Price adds that the restoration team therefore had to consider how special effects sequences in 1933 were shot and processed, and then strategically sorted out what subtleties to eliminate and which ones to leave alone.

“We decided, for example, to retain the [visible] props used for animation, though these would all be deleted in a contemporary film,” he adds. “Usually, you can tell what artifacts are inherent in the original photography, and what problems were created by subsequence printing and decomposition. We did try to eliminate the density flicker that cropped up due to the way they lacquered the original camera negative in that era. They did that back then to try and protect the negative from scratches, but as the lacquer decomposed over time, more dirt would get on it. If we had the original negative, we could have physically stripped the lacquer down — it’s a scary process, but we could do it. Without the original negative, it was built into the fine grain, and we had to work it out electronically.”

There, Grabowski explains, the dirt-and-scratch fixing process proved crucial.
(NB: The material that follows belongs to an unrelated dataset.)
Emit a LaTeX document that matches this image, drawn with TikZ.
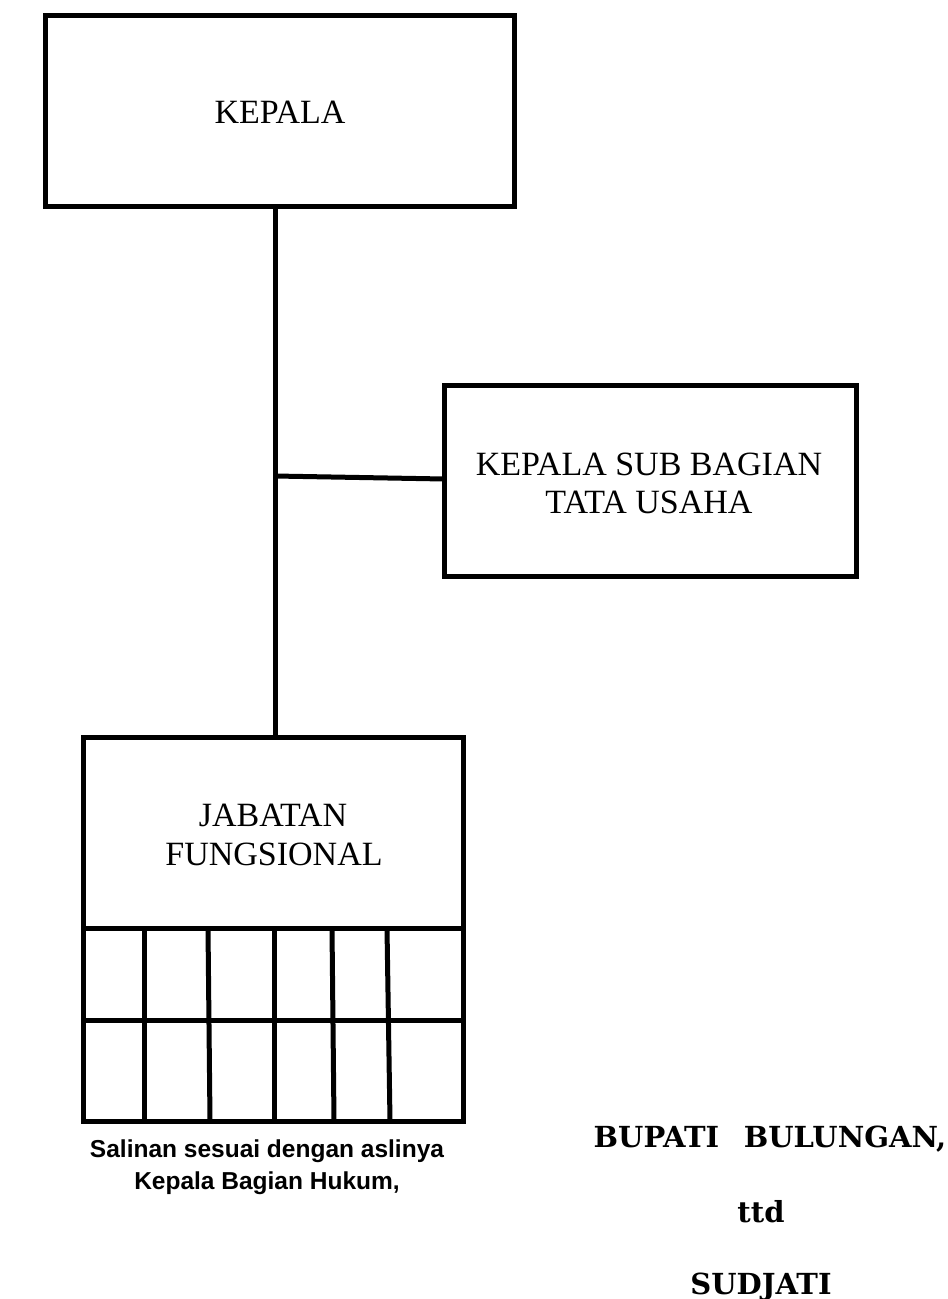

“Much of that work was done manually, but the MTI software allowed us to have a slight automated path to deal with the overall problem, and then we could get into it more manually, when we had to,” Grabowski says. “If film jumped in a frame, MTI would take care of some of it, and then I would finesse the rest. I could move physically in a frame using my color correction software, but if an upper third of the frame was warped because someone put splices over a sprocket, then we could get rid of that warp as long as there was no movement.”